Gaming used to be by nerds FOR other nerds, now it caters to the least intelligent among us.

The least intelligent can only deal with story and emotion, it can't deal with challenge, rules, and deep gameplay systems. This is why gameplay is been traded in for hollywood pseudo-games. Most modern games spend so much on graphics, audio, va, and the gameplay systems are all so basic and shallow. It disturbs.

Modern games are a cross between the worst of hollywood and the shallowest forms of gameplay. I call modern games: Goovies. (game + movie = govie).

The reality is MMO's have been a large part of the downfall of gaming, attracting the most unintelligent and basest kinds of people to the medium and they will just buy anything the industry put out.

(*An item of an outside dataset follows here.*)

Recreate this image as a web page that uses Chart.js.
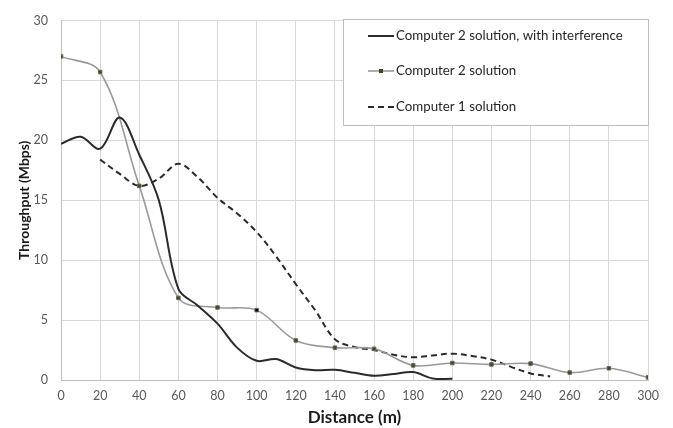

The minority of true gamers (those of us with taste that grew up during the 8-bit NES and 16-bit SNES era, who were laughed at and mocked for liking VIDYA GAMES) have to deal with the influx of new generations of gamers who've never played any of the older games at all.

Now not all new gamers poo poo gamings past, but most only know the games they grew up with. If you're first console was a PS2 or PS3 and your first RPG was WoW that sets expectations for games for entire generation that's why the industry is mired in stagnation, new generations are just experiencing games for the first time so they want more of same thing while we've experienced that already for 10+ years already. So game developers and publishers get away with doing the least amount of work in the gameplay department and just amp up the audiovisuals and hollywood.

Games exist not just as games but as propaganda and they create generations in their mould, those of us who grew up on PURE GAMEPLAY (systems, action, combat, etc). Are really the true gamers. People who grew up on garbage like WoW, when you can go to the bathroom during combat... and have the game play FOR YOU is all of what is wrong with modern gaming.